IB Mathematics SL 4.6 Use of Venn diagrams, tree diagrams AI SL Paper 2- Exam Style Questions- New Syllabus
Question
A specific type of generator operates only if a designated switch is functional. The generator is equipped with a main switch, A, and a backup switch, B.
The manufacturer asserts that the likelihood of switch A failing within one month of installation is 0.1 and the probability of the less expensive switch B failing within one month is 0.3. The failure of one switch is independent of the other’s condition.
If both switches fail, the generator must shut down for switch replacement. Both switches are replaced after a month of use, regardless of failure, or whenever a shutdown is required.
The following tree diagram illustrates the probabilities of a switch failing within one month after replacement, assuming the manufacturer’s claim holds true.
Switch A → Fail (0.1) → Switch B: Fail = b, Not fail = c
Switch A → Not fail (a) → Switch B: Fail = b, Not fail = c
(a) Write down the values of
(i) \(a\)
(ii) \(b\)
(iii) \(c\)[2]
(b) Hence determine the probability that the generator needs to shut down within one month of the switches being replaced.[1]
The owner of the generator doubts the manufacturer’s claims and reviews records from the past 200 instances of switch replacements. The records indicate whether no switches, one switch, or two switches failed.
The data collected by the owner are presented in the following table.
| No switch fails | One switch fails | Two switches fail |
|---|---|---|
| 118 | 72 | 10 |
(c) Conduct a \(\chi^2\) goodness of fit test at the 5% significance level to evaluate whether the manufacturer’s claims are accurate using the following hypotheses:
\(H_0:\) The manufacturer’s claims are accurate;
\(H_1:\) The manufacturer’s claims are not both accurate.[9]
▶️ Answer/Explanation
(a) Using the manufacturer’s probabilities and independence:
(i) \( a = P(\text{A not fail in a month}) = 1 – 0.1 \); \( = 0.9 \)
(ii) \( b = P(\text{B fail in a month}) \); \( = 0.3 \) (independent of A)
(iii) \( c = P(\text{B not fail in a month}) = 1 – 0.3 \); \( = 0.7 \)
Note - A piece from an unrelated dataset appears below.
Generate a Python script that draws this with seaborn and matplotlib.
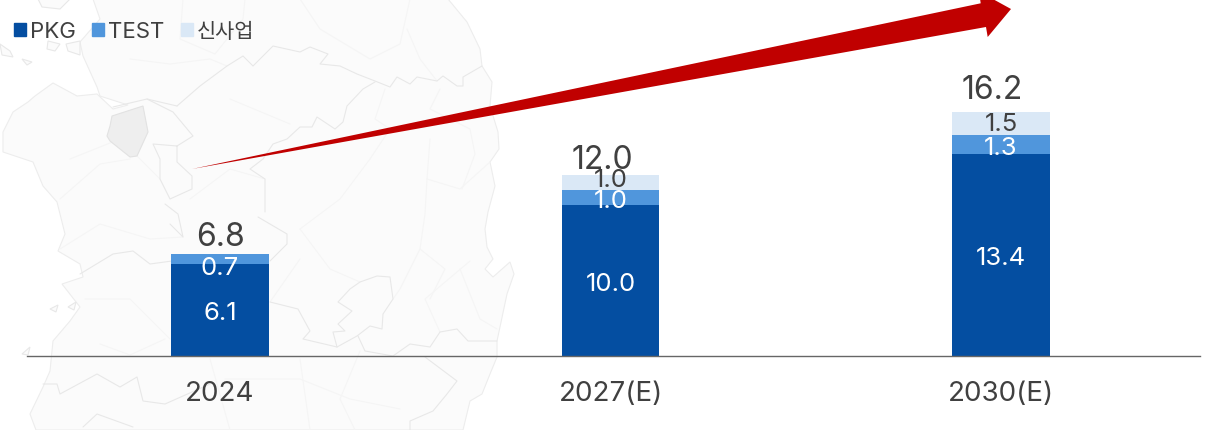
import pandas as pd
import seaborn as sns
import matplotlib.pyplot as plt
from matplotlib.patches import Patch, Polygon

# Chart values
years = ['2024', '2027(E)', '2030(E)']
pkg = [6.1, 10.0, 13.4]
test = [0.7, 1.0, 1.3]
new_biz = [0.0, 1.0, 1.5]
totals = [6.8, 12.0, 16.2]
series_names = ['PKG', 'TEST', '신사업']

# Colours
blue_dark = '#044EA1'
blue_mid = '#5096DC'
blue_light = '#DAE8F6'
text_dark = '#404040'
arrow_red = '#C00000'

# Background map, traced in image pixels (decoration only, not data)
land = [(93, 0), (448, 0), (467, 23), (480, 50), (482, 67), (492, 83), (490, 107), (498, 133),
        (499, 150), (490, 163), (495, 187), (488, 213), (485, 230), (487, 248), (493, 260),
        (485, 270), (493, 278), (510, 263), (514, 275), (507, 295), (497, 342), (497, 358),
        (490, 375), (482, 395), (470, 402), (463, 431), (36, 431), (30, 415), (43, 388),
        (50, 372), (52, 352), (53, 342), (70, 322), (80, 308), (62, 285), (83, 278), (80, 265),
        (58, 252), (65, 235), (60, 215), (57, 203), (43, 187), (33, 163), (3, 153), (3, 133),
        (13, 113), (28, 103), (35, 97), (53, 84), (77, 97), (97, 95), (113, 110), (128, 106),
        (100, 97), (97, 88), (83, 57), (80, 43), (100, 20)]
islands = [[(38, 0), (70, 0), (60, 10), (42, 8)],
           [(0, 45), (10, 52), (13, 58), (2, 56)],
           [(22, 60), (32, 63), (27, 66)],
           [(48, 42), (60, 45), (55, 52), (47, 50)],
           [(66, 45), (80, 42), (80, 56), (68, 52)],
           [(50, 310), (58, 306), (56, 313)],
           [(68, 308), (76, 303), (74, 311)],
           [(22, 355), (30, 348), (28, 356)]]
province = [(112, 117), (143, 107), (148, 133), (137, 157), (130, 158), (110, 142), (107, 137), (110, 127)]
borders_strong = [
    [(147, 100), (173, 113), (193, 137), (177, 147), (153, 145), (160, 160), (160, 180), (170, 200),
     (192, 190), (192, 177), (177, 163), (177, 147)],
    [(177, 107), (200, 87), (227, 67), (243, 57), (253, 67), (273, 47), (300, 53), (310, 48), (328, 55),
     (320, 65), (340, 67), (357, 75), (375, 82), (390, 88), (397, 78), (410, 85), (417, 78), (437, 82),
     (443, 77), (457, 87), (463, 87), (463, 78), (482, 67)],
    [(375, 83), (363, 90), (347, 107), (343, 123), (335, 130), (317, 118), (312, 128), (300, 128), (287, 140),
     (273, 145), (263, 160), (250, 170), (265, 180), (265, 213)],
    [(270, 303), (298, 310), (310, 332), (303, 340), (337, 348), (357, 337), (370, 327), (382, 330), (383, 315),
     (393, 300), (390, 278), (377, 277), (360, 283), (350, 290), (338, 303), (352, 312), (338, 325), (345, 332),
     (333, 333), (337, 348)],
    [(358, 337), (365, 352), (393, 357), (410, 345), (430, 348), (440, 333), (457, 330), (468, 342), (497, 342)],
    [(425, 358), (457, 382), (447, 395), (433, 412), (410, 422), (410, 431)],
    [(80, 275), (113, 255), (133, 252), (150, 265), (172, 262)],
    [(170, 225), (183, 238), (178, 215), (165, 205)],
    [(258, 218), (287, 235), (287, 245), (270, 262)],
    [(43, 385), (57, 385), (60, 395), (97, 375), (120, 388), (137, 378), (143, 402), (165, 405), (210, 385)],
    [(83, 428), (97, 415), (133, 428)],
    [(113, 108), (147, 100), (177, 107)],
]
borders_faint = [
    [(130, 60), (170, 65), (210, 60), (227, 67)], [(183, 0), (180, 40), (215, 55), (243, 20), (245, 0)],
    [(300, 0), (320, 30), (370, 60), (400, 45), (410, 0)], [(407, 30), (420, 60), (437, 82)],
    [(385, 90), (375, 120), (390, 130), (370, 160)], [(440, 90), (430, 110), (470, 130), (475, 155), (462, 190)],
    [(430, 140), (427, 180), (460, 190), (490, 163)], [(427, 180), (425, 215), (420, 250), (445, 270), (430, 300)],
    [(230, 100), (290, 125)], [(70, 160), (120, 140), (160, 180)], [(60, 200), (100, 165), (130, 160)],
    [(190, 200), (230, 170), (265, 180)], [(300, 230), (340, 200), (370, 160)], [(300, 230), (330, 270), (360, 283)],
    [(60, 250), (100, 225), (150, 240), (183, 238)], [(85, 300), (130, 300), (170, 340)],
    [(420, 250), (400, 290), (393, 300)], [(300, 260), (270, 303)], [(460, 270), (480, 320), (497, 330)],
    [(225, 380), (300, 380), (350, 400), (400, 410)], [(300, 360), (310, 431)], [(360, 352), (340, 400), (355, 431)],
    [(210, 360), (230, 431)], [(100, 345), (130, 356), (165, 340)], [(440, 333), (425, 300), (470, 262)],
]

df = pd.DataFrame({'year': years, 'PKG': pkg, 'TEST': test, '신사업': new_biz})

sns.set_theme(style='white')
plt.rcParams['font.family'] = ['Inter', 'Noto Sans CJK KR', 'DejaVu Sans']

fig = plt.figure(figsize=(12.23, 4.31), dpi=100)

# Map and arrow go on a pixel-sized axes underneath
bg = fig.add_axes([0, 0, 1, 1], zorder=0)
bg.set_xlim(0, 1223)
bg.set_ylim(431, 0)
bg.axis('off')
bg.add_patch(Polygon(land, closed=True, facecolor='#FBFBFB', edgecolor='#EDEDED', lw=0.8))
for isl in islands:
    bg.add_patch(Polygon(isl, closed=True, facecolor='#FBFBFB', edgecolor='#E8E8E8', lw=0.8))
for line in borders_faint:
    bg.plot(*zip(*line), color='#F5F5F5', lw=0.8)
for line in borders_strong:
    bg.plot(*zip(*line), color='#E8E8E8', lw=0.8)
bg.add_patch(Polygon(province, closed=True, facecolor='#EEEEEE', edgecolor='#E2E2E2', lw=0.8, zorder=3))

arrow = [(192, 170), (980.7, 4.3), (979, -7.6), (1011, 10), (987.7, 38), (986, 28)]
bg.add_patch(Polygon(arrow, closed=True, facecolor=arrow_red, edgecolor='none', zorder=5))

# Stacked bars
ax = fig.add_axes([0, 0, 1, 1], zorder=1)
ax.patch.set_alpha(0)
bar_w = 0.25
bar_kw = dict(saturation=1, width=bar_w, linewidth=0, ax=ax)
sns.barplot(data=df, x='year', y='PKG', color=blue_dark, **bar_kw)
sns.barplot(data=df, x='year', y='TEST', color=blue_mid, bottom=pkg, **bar_kw)
bottom2 = [a + b for a, b in zip(pkg, test)]
sns.barplot(data=df, x='year', y='신사업', color=blue_light, bottom=bottom2, **bar_kw)

ax.set_xlim(-0.5634, 2.5685)
ax.set_ylim(-4.92, 23.70)
ax.set_xlabel('')
ax.set_ylabel('')
ax.set_yticks([])
ax.tick_params(axis='x', length=0, pad=17.5, labelsize=20, labelcolor=text_dark)

for s in ['top', 'left', 'right']:
    ax.spines[s].set_visible(False)
ax.spines['bottom'].set_position(('data', 0))
ax.spines['bottom'].set_bounds(-0.494, 2.51)
ax.spines['bottom'].set_color('#666666')
ax.spines['bottom'].set_linewidth(1)

# Value labels; small offsets (points) as the source chart has them
nudge_test = [-6, -2, -2]
nudge_new = [0, 2, -0.5]
nudge_total = [12.5, 11.5, 16.5]
nudge_total_x = [0, -6, -6.5]
for i in range(len(years)):
    ax.annotate(f'{pkg[i]:.1f}', (i, pkg[i] / 2), xytext=(0, -2), textcoords='offset points',
                ha='center', va='center', color='white', fontsize=18.5)
    ax.annotate(f'{test[i]:.1f}', (i, pkg[i] + test[i] / 2), xytext=(0, nudge_test[i]),
                textcoords='offset points', ha='center', va='center', color='white', fontsize=18.5)
    if new_biz[i] > 0:
        ax.annotate(f'{new_biz[i]:.1f}', (i, bottom2[i] + new_biz[i] / 2), xytext=(0, nudge_new[i]),
                    textcoords='offset points', ha='center', va='center', color=text_dark, fontsize=18.5)
    ax.annotate(f'{totals[i]:.1f}', (i, totals[i]), xytext=(nudge_total_x[i], nudge_total[i]),
                textcoords='offset points', ha='center', va='center', color=text_dark, fontsize=23)

handles = [Patch(color=c, label=n) for c, n in zip([blue_dark, blue_mid, blue_light], series_names)]
leg = ax.legend(handles=handles, ncol=3, frameon=False, loc='upper left', bbox_to_anchor=(14 / 1223, 1 - 22 / 431),
                borderaxespad=0, borderpad=0, fontsize=16, labelcolor=text_dark, handlelength=0.54, handleheight=0.54,
                handletextpad=0.17, columnspacing=0.75)
leg.get_texts()[2].set_fontsize(15)

fig.savefig('out.png', dpi=100)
(b) The generator shuts down within the month only if both switches fail in that month:
\( P(\text{shutdown in month}) = P(\text{A fails and B fails}) \); \( = P(\text{A fails}) × P(\text{B fails}) \); \( = 0.1 × 0.3 \); \( = 0.03 \)
(c) Chi-square goodness-of-fit test (5% level)
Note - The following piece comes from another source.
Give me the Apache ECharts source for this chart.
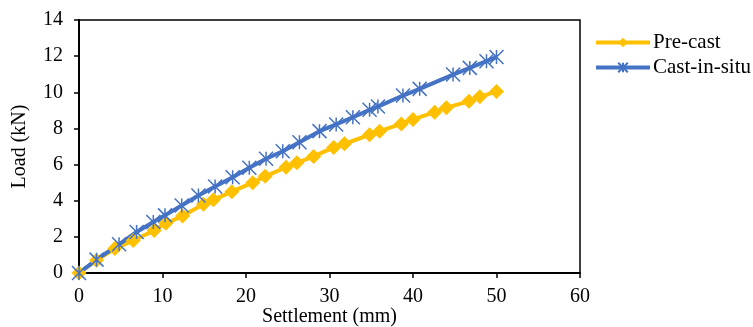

Model probabilities under \( H_0 \) (manufacturer correct):
No switch fails: \( P(\bar A \& \bar B) = 0.9 × 0.7 \); \( = 0.63 \)
Exactly one fails: \( P(A \& \bar B) + P(\bar A \& B) \); \( = 0.1 × 0.7 + 0.9 × 0.3 \); \( = 0.07 + 0.27 \); \( = 0.34 \)
Two fail: \( P(A \& B) = 0.1 × 0.3 \); \( = 0.03 \)
Expected counts for \( n = 200 \):
\( E = (200 × 0.63, 200 × 0.34, 200 × 0.03) \); \( = (126, 68, 6) \)
Observed counts (from records): \( O = (118, 72, 10) \)
Test statistic:
\( \chi^2 = \sum \frac{(O – E)^2}{E} \); \( = \frac{(118 – 126)^2}{126} + \frac{(72 – 68)^2}{68} + \frac{(10 – 6)^2}{6} \); \( = \frac{64}{126} + \frac{16}{68} + \frac{16}{6} \); \( \approx 0.508 + 0.235 + 2.667 \); \( = 3.4099 \)
Degrees of freedom: \( k – 1 = 3 – 1 \); \( = 2 \)
p-value: \( P(\chi^2_{(2)} \ge 3.4099) \approx 0.182 \)
Decision & conclusion: Since \( p = 0.182 > 0.05 \); we do not reject \( H_0 \); There is insufficient evidence to contradict the manufacturer’s stated failure probabilities; the data are consistent with the claims.